There are other telltale signs of clogs that the homeowner can look for: water might spill over the edges of the gutter or may spray like a fountain at the seams or elbow joints, or there may be no water making its way out of the downspout extensions. There might be eroded earth directly below a gutter, as though a machine gun hit the ground in a linear pattern parallel to the house; there can be peeling paint on the siding and fascia; or, there can be moist or dirty siding beneath the gutter. A more obvious sign can be the gutters actually pulling away from the fascia due to the excess weight of the debris.

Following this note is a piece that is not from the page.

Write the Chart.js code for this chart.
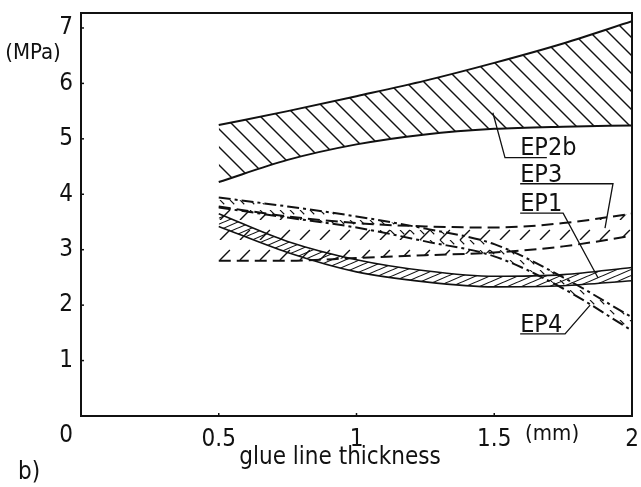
<!DOCTYPE html>
<html>
<head>
<meta charset="utf-8">
<script src="https://cdn.jsdelivr.net/npm/chart.js@4"></script>
<style>
  html, body { margin: 0; padding: 0; background: #fff; }
  #wrap { width: 641px; height: 487px; }
</style>
</head>
<body>
<div id="wrap"><canvas id="chart" width="641" height="487"></canvas></div>
<script>
// glue line thickness (mm)
const thickness = [0.5, 0.75, 1, 1.25, 1.5, 1.75, 2];

// strength bands (MPa), upper and lower edge of each band
const ep2bUpper = [5.25, 5.5, 5.77, 6.05, 6.37, 6.72, 7.12];
const ep2bLower = [4.22, 4.62, 4.9, 5.08, 5.18, 5.22, 5.24];
const ep3Upper = [3.78, 3.6, 3.48, 3.42, 3.4, 3.48, 3.65];
const ep3Lower = [2.8, 2.8, 2.85, 2.9, 2.95, 3.06, 3.25];
const ep1Upper = [3.65, 3.15, 2.82, 2.62, 2.52, 2.55, 2.68];
const ep1Lower = [3.42, 2.95, 2.6, 2.42, 2.33, 2.35, 2.44];
const ep4Upper = [3.94, 3.78, 3.6, 3.38, 3.1, 2.5, 1.78];
const ep4Lower = [3.76, 3.58, 3.4, 3.15, 2.88, 2.3, 1.54];

const xTicks = [0.5, 1, 1.5, 2];
const yTicks = [1, 2, 3, 4, 5, 6, 7];

const FONT = 'DejaVu Sans Condensed';

// hatch pattern: diagonal lines, w = horizontal spacing, h = rise per spacing
function hatch(w, h, dir, lw, dash) {
    const c = document.createElement('canvas');
    c.width = w;
    c.height = h;
    const g = c.getContext('2d');
    g.strokeStyle = '#111';
    g.lineWidth = lw;
    if (dash) g.setLineDash(dash);
    for (let k = -1; k <= 1; k++) {
        g.beginPath();
        if (dash) {
            if (dir === '\\') { g.moveTo(k * w, 0); g.lineTo(k * w + w, h); }
            else { g.moveTo(k * w, h); g.lineTo(k * w + w, 0); }
        } else {
            if (dir === '\\') { g.moveTo(k * w - w, -h); g.lineTo(k * w + 2 * w, 2 * h); }
            else { g.moveTo(k * w - w, 2 * h); g.lineTo(k * w + 2 * w, -h); }
        }
        g.stroke();
    }
    return g.createPattern(c, 'repeat');
}

const pts = ys => thickness.map((x, i) => ({ x: x, y: ys[i] }));

function band(upper, lower, fill, lw, dash) {
    const common = {
        borderColor: '#111',
        borderWidth: lw,
        borderDash: dash || [],
        pointRadius: 0,
        cubicInterpolationMode: 'monotone'
    };
    return [
        Object.assign({ data: pts(upper), fill: '+1', backgroundColor: fill }, common),
        Object.assign({ data: pts(lower), fill: false }, common)
    ];
}

// labels with underline and leader line, in data coordinates
const bandLabels = [
    { text: 'EP2b', x: 1.594, y: 4.71, line: [[1.691, 4.66], [1.539, 4.66], [1.495, 5.47]] },
    { text: 'EP3', x: 1.594, y: 4.23, line: [[1.594, 4.19], [1.931, 4.19], [1.902, 3.39]] },
    { text: 'EP1', x: 1.594, y: 3.7, line: [[1.594, 3.66], [1.75, 3.66], [1.877, 2.49]] },
    { text: 'EP4', x: 1.594, y: 1.52, line: [[1.594, 1.48], [1.757, 1.48], [1.848, 2.0]] }
];

const decorations = {
    id: 'decorations',
    afterDraw(chart) {
        const ctx = chart.ctx;
        const a = chart.chartArea;
        const xs = chart.scales.x, ys = chart.scales.y;
        ctx.save();
        ctx.strokeStyle = '#111';
        ctx.fillStyle = '#111';

        // frame top and right
        ctx.lineWidth = 2;
        ctx.beginPath();
        ctx.moveTo(a.left, a.top);
        ctx.lineTo(a.right, a.top);
        ctx.lineTo(a.right, a.bottom);
        ctx.stroke();

        // small inward tick marks
        ctx.lineWidth = 1.5;
        yTicks.forEach(v => {
            const p = ys.getPixelForValue(v);
            ctx.beginPath(); ctx.moveTo(a.left, p); ctx.lineTo(a.left + 3, p); ctx.stroke();
        });
        xTicks.slice(0, 3).forEach(v => {
            const p = xs.getPixelForValue(v);
            ctx.beginPath(); ctx.moveTo(p, a.bottom); ctx.lineTo(p, a.bottom - 3); ctx.stroke();
        });

        // axis texts
        ctx.textAlign = 'center';
        ctx.textBaseline = 'middle';
        ctx.font = '22px "' + FONT + '"';
        ctx.fillText('(MPa)', 33, ys.getPixelForValue(6.55));
        ctx.font = '24px "' + FONT + '"';
        ctx.fillText('0', a.left - 15, a.bottom + 20);
        ctx.font = '22px "' + FONT + '"';
        ctx.fillText('(mm)', xs.getPixelForValue(1.71), a.bottom + 18);
        ctx.font = '24px "' + FONT + '"';
        ctx.fillText('glue line thickness', 340, a.bottom + 42);
        ctx.fillText('b)', 29, a.bottom + 57);

        // band labels
        ctx.font = '25px "' + FONT + '"';
        ctx.textAlign = 'left';
        ctx.textBaseline = 'alphabetic';
        ctx.lineWidth = 1.3;
        bandLabels.forEach(l => {
            ctx.fillText(l.text, xs.getPixelForValue(l.x), ys.getPixelForValue(l.y));
            ctx.beginPath();
            l.line.forEach((p, i) => {
                const px = xs.getPixelForValue(p[0]), py = ys.getPixelForValue(p[1]);
                if (i === 0) ctx.moveTo(px, py); else ctx.lineTo(px, py);
            });
            ctx.stroke();
        });
        ctx.restore();
    }
};

const datasets = [].concat(
    band(ep2bUpper, ep2bLower, hatch(18, 18, '\\', 1.4), 2),
    band(ep3Upper, ep3Lower, hatch(20, 20, '/', 1.4, [14, 14.28]), 2, [12, 6]),
    band(ep1Upper, ep1Lower, hatch(14, 6, '/', 1.1), 1.6),
    band(ep4Upper, ep4Lower, hatch(10, 10, '\\', 1.1, [6, 8.14]), 2, [12, 4, 3, 4])
);

new Chart(document.getElementById('chart'), {
    type: 'line',
    data: { datasets: datasets },
    options: {
        responsive: false,
        animation: false,
        devicePixelRatio: 1,
        layout: { padding: { left: 0, top: 13, right: 9, bottom: 0 } },
        plugins: {
            legend: { display: false },
            tooltip: { enabled: false },
            filler: { propagate: false }
        },
        scales: {
            x: {
                type: 'linear',
                min: 0,
                max: 2,
                grid: { display: false, drawTicks: false },
                border: { display: true, color: '#111', width: 2 },
                afterBuildTicks: s => { s.ticks = xTicks.map(v => ({ value: v })); },
                afterFit: s => {
                    s.height = 71;
                    s.paddingLeft = 0;
                    s.paddingRight = 0;
                },
                ticks: {
                    color: '#111',
                    padding: 9,
                    maxRotation: 0,
                    callback: v => String(v),
                    font: { family: FONT, size: 24 }
                }
            },
            y: {
                min: 0,
                max: 7.27,
                grid: { display: false, drawTicks: false },
                border: { display: true, color: '#111', width: 2 },
                afterBuildTicks: s => { s.ticks = yTicks.map(v => ({ value: v })); },
                afterFit: s => {
                    s.width = 81;
                    s.paddingTop = 0;
                    s.paddingBottom = 0;
                },
                ticks: {
                    color: '#111',
                    padding: 8,
                    callback: v => String(v),
                    font: { family: FONT, size: 24 }
                }
            }
        }
    },
    plugins: [decorations]
});
</script>
</body>
</html>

While removing leaves from the gutter would seem to be the more obvious cure, other check points for clogging must be considered. A real culprit can be the downspout cage, a wire strainer designed to trap debris while allowing water to flow through, located where the downspout intersects the gutter. Elbows and seams are likely spots for clogs as well. The point of the clog can be determined by tapping on the outside of the downspout with a screwdriver and listening for a dull thud, as opposed to a hollow ring. That problem can be corrected with a plumbing snake. If that doesn’t work, the downspout must be disassembled to remove the clog.
There are other abuses to consider, namely from extreme weather conditions, particularly ice and snow, which affects gutters and drains more than any other component of the house. Gutters can be damaged from ladders as well as falling tree limbs. And the pitch of gutters must be maintained to have the rainwater drain correctly to the downspout. So there’s a lot of thought, if not angst, that goes with keeping rain water at bay.
When I was a little boy, if I’m not mistaken, the gutters in our modest ranch house were originally made of wood, because I remember my dad replacing them with metal in a half-round shape. Shortly after that time, in the late 1960s, roll-formed metal gutter technology was introduced that allowed gutters to be made lighter and less expensively. Today, we primarily use vinyl snap-together gutter systems which are easy to install.
To avoid all the problems associated with clogging, it is best to clean rain gutters at least twice a year. You can do it yourself if you’re not afraid of heights as I am. Correction: I’m not afraid of heights; I’m afraid of falling off the ladder and breaking my neck. If you’re in the same category, the job is simple: just find a good gutter cleaning service online.